Al momento i turisti sono davvero pochi a Rurutu come già a Tubuai, e questa particolare situazione mi porta ad incontri interessanti con la gente di qui. Responsabili del sindacato scuola in trasferta da Tahiti, il giudice venuto a supervisionare le elezioni presidenziali - da queste parti ha vinto Macron -, le famiglie che gestiscono le deliziose pensioni dove alloggio. Le rare persone che incrocio per strada passeggiando alla mattina in un'isola all'apparenza deserta. Ho l'impressione che faccia piacere anche a loro chiacchierare un po' con un volto nuovo.
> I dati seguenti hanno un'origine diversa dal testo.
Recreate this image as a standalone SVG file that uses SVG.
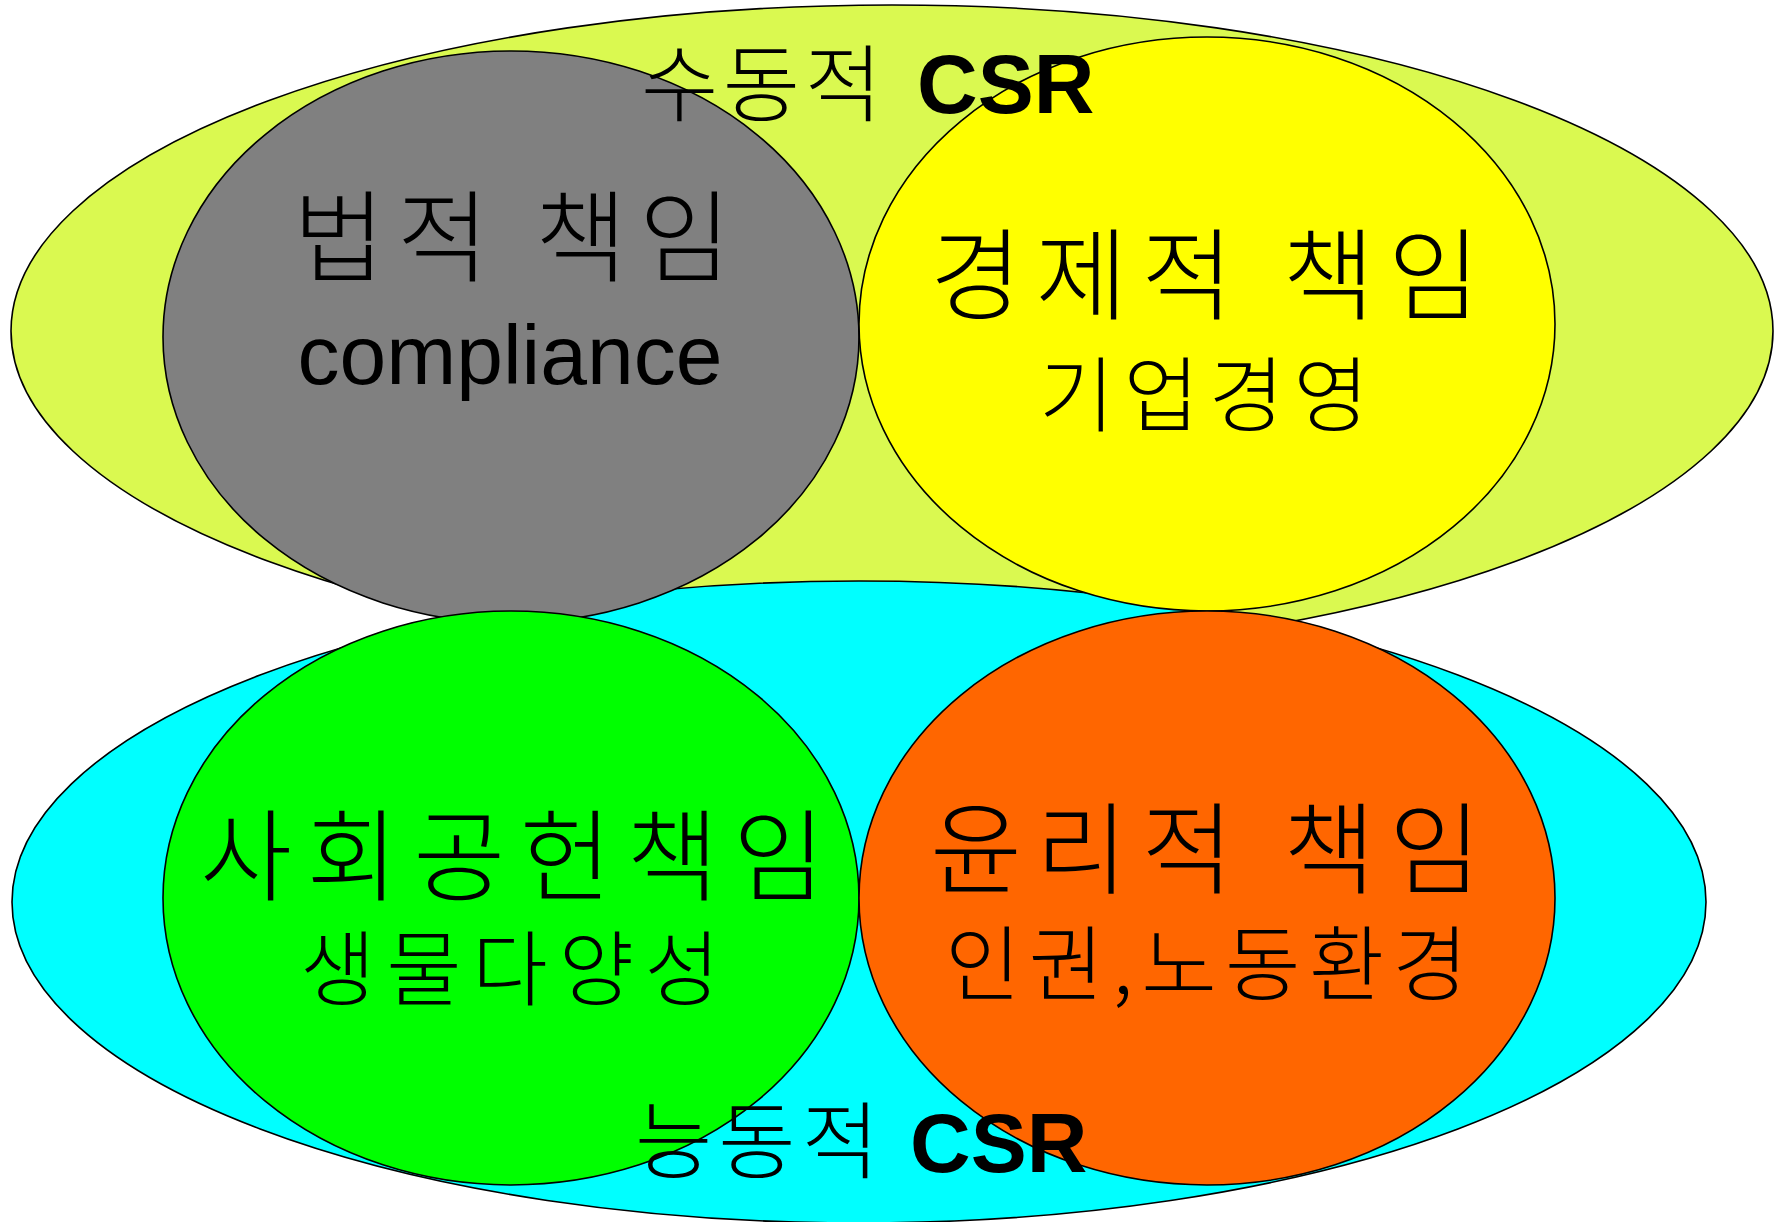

Giuliette è molto coinvolta, è stata consulente pedagogica, promuove la lingua e la cultura rurutu, e finalmente, da due anni, ci sono lezioni bilingue. Non è facile, ma ci si prova. Fa di tutto perché i suoi nipoti conservino le tradizioni, culinarie, comunitarie, spirituali. Perché non dimentichino.
Il colonialismo francese a Rurutu ha prodotto uno sterminio: in meno di tre anni le malattie e i soprusi europei hanno ucciso i suoi 25 000 abitanti, riducendoli a 300. È soltanto grazie a un coraggioso capo, partito con la piroga a cercare aiuto, che il popolo è sopravvissuto.
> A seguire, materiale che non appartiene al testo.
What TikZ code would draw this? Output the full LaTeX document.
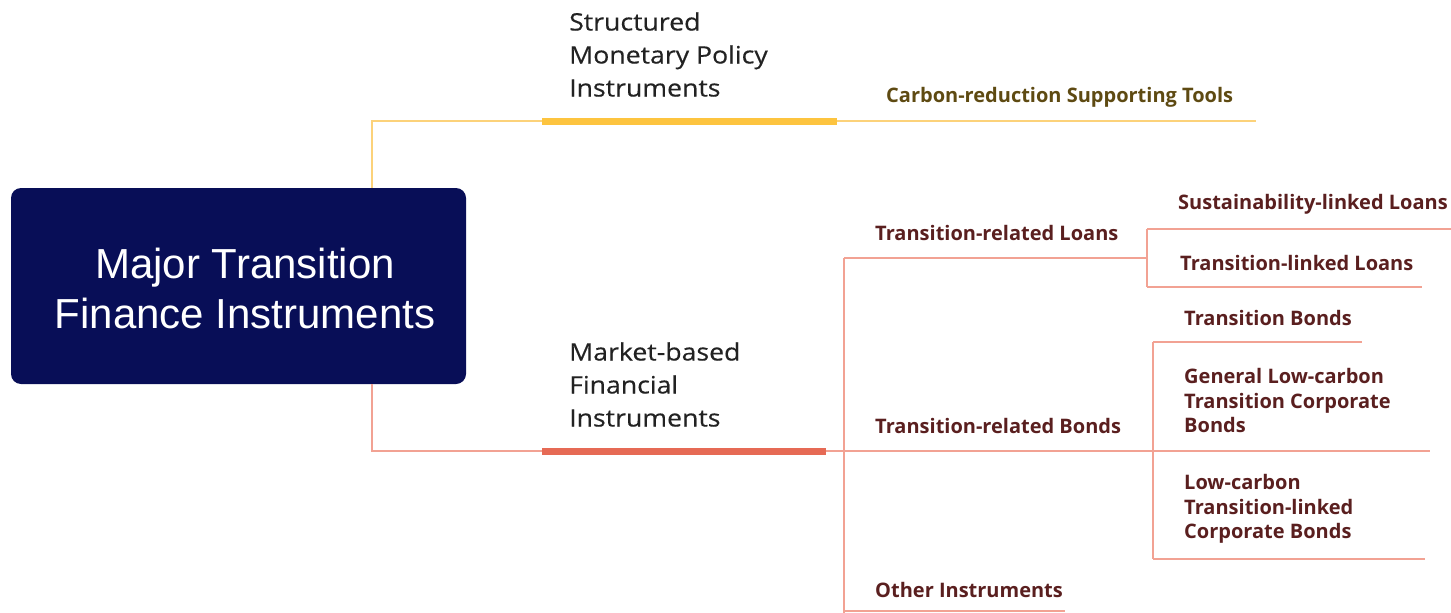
\documentclass[tikz,border=0pt]{standalone}
\usepackage{fontspec}
\setmainfont{Open Sans}[FakeStretch=1.0]
\newfontfamily\catf{Open Sans}[FakeStretch=1.11,FakeBold=0.4]
\newfontfamily\arialf{Liberation Sans}
\definecolor{navy}{HTML}{080E57}
\definecolor{ybar}{HTML}{FDC43F}
\definecolor{yline}{HTML}{FCD27A}
\definecolor{rbar}{HTML}{E66A55}
\definecolor{rline}{HTML}{F2A293}
\definecolor{olive}{HTML}{5E4A12}
\definecolor{maroon}{HTML}{5A1F1F}
\definecolor{dgray}{HTML}{222222}
\begin{document}
\begin{tikzpicture}[x=1pt,y=-1pt,
  root/.style={fill=navy, rounded corners=10pt, minimum width=455pt, minimum height=196pt, inner sep=0},
  rootlbl/.style={text=white, align=center, font=\arialf\fontsize{42}{50}\selectfont, inner sep=0},
  cat/.style={anchor=west, align=left, font=\catf\fontsize{24}{33}\selectfont, text=dgray, inner sep=0},
  lbl/.style={anchor=west, align=left, font=\bfseries\fontsize{20}{24.5}\selectfont, text=maroon, inner sep=0},
  ylbl/.style={lbl, text=olive},
  yl/.style={draw=yline, line width=2pt},
  ybarst/.style={draw=ybar, line width=7pt},
  rl/.style={draw=rline, line width=2pt},
  rbarst/.style={draw=rbar, line width=7pt}]
\useasboundingbox (0,0) rectangle (1451,613);

% root
\node[root] (root) at (238.5,286) {};
\node[rootlbl] (rootl) at (245,288) {Major Transition\\Finance Instruments};

% coordinates
\coordinate (ytop) at (372,121);
\coordinate (ys) at (542,121);
\coordinate (ye) at (837,121);
\coordinate (yend) at (1256,121);
\coordinate (rbot) at (372,451);
\coordinate (rs) at (542,451);
\coordinate (re) at (826,451);
\coordinate (rj) at (844,451);
\coordinate (lj) at (844,258);
\coordinate (ob) at (844,613);
\coordinate (oj) at (844,611);
\coordinate (oend) at (1065,611);
\coordinate (lk) at (1147,258);
\coordinate (lkt) at (1147,229);
\coordinate (lkb) at (1147,287);
\coordinate (lkte) at (1451,229);
\coordinate (lkbe) at (1422,287);
\coordinate (bkt) at (1153,342);
\coordinate (bkb) at (1153,559);
\coordinate (bkte) at (1362,342);
\coordinate (bkme) at (1430,451);
\coordinate (bkbe) at (1425,559);

% yellow branch
\draw[yl] (root.north -| ytop) -- (ytop) -- (ys);
\draw[ybarst] (ys) -- (ye);
\draw[yl] (ye) -- (yend);

% red branch
\draw[rl] (root.south -| rbot) -- (rbot) -- (rs);
\draw[rbarst] (rs) -- (re);
\draw[rl] (re) -- (rj);
\draw[rl] (lj) -- (ob);
\draw[rl] (lj) -- (lk);
\draw[rl] (oj) -- (oend);
\draw[rl] (lkt) -- (lkb);
\draw[rl] (lkt) -- (lkte);
\draw[rl] (lkb) -- (lkbe);
\draw[rl] (rj) -- (bkme);
\draw[rl] (bkt) -- (bkb);
\draw[rl] (bkt) -- (bkte);
\draw[rl] (bkb) -- (bkbe);

% texts
\node[cat] (smp) at (569,54.5) {Structured\\Monetary Policy\\Instruments};
\node[cat] (mbf) at (569,384.5) {Market-based\\Financial\\Instruments};
\node[ylbl] (crst) at (886,97) {Carbon-reduction Supporting Tools};
\node[lbl] (trl) at (875,233) {Transition-related Loans};
\node[lbl] (trb) at (875,426) {Transition-related Bonds};
\node[lbl] (oi) at (875,590) {Other Instruments};
\node[lbl] (sll) at (1178,204) {Sustainability-linked Loans};
\node[lbl] (tll) at (1180,263) {Transition-linked Loans};
\node[lbl] (tb) at (1184,318) {Transition Bonds};
\node[lbl] (glc) at (1184,400.5) {General Low-carbon\\Transition Corporate\\Bonds};
\node[lbl] (lct) at (1184,509) {Low-carbon\\Transition-linked\\Corporate Bonds};
\end{tikzpicture}
\end{document}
Il genocidio di Rurutu, nessuno lo studierà, come chissà quanti altri che sappiamo appena.
Ho il privilegio di avere una simpatica guida tutta per me, che mi accompagna in cammino per gli impervi sentieri dell'isola. Teora, padre di quattro figli, conosce ogni angolo del paradiso dove ha sempre vissuto ed è molto fiero di mostrarmi tanta bellezza. E per un prezzo davvero modesto.
Con forza e pazienza conduce le mie vertigini sulle alte falesie ad ammirare uno degli spettacoli più emozionanti che si possano immaginare: grotte calcaree scolpite dall’acqua, emerse 12 milioni di anni fa, quando l'isola si è letteralmente sollevata dagli abissi marini, caso unico in Polinesia.
Teora, che in rurutu significa "la vita". E, in effetti, questa è proprio la vita.
Mentre scrivo respiro il profumo dei fiori e della terra tutto intorno. Il vento soffia le onde su in alto, nel cielo cobalto. Pazzi europei, penso, ieri come oggi. Ma noi, noi sapremo salvarci?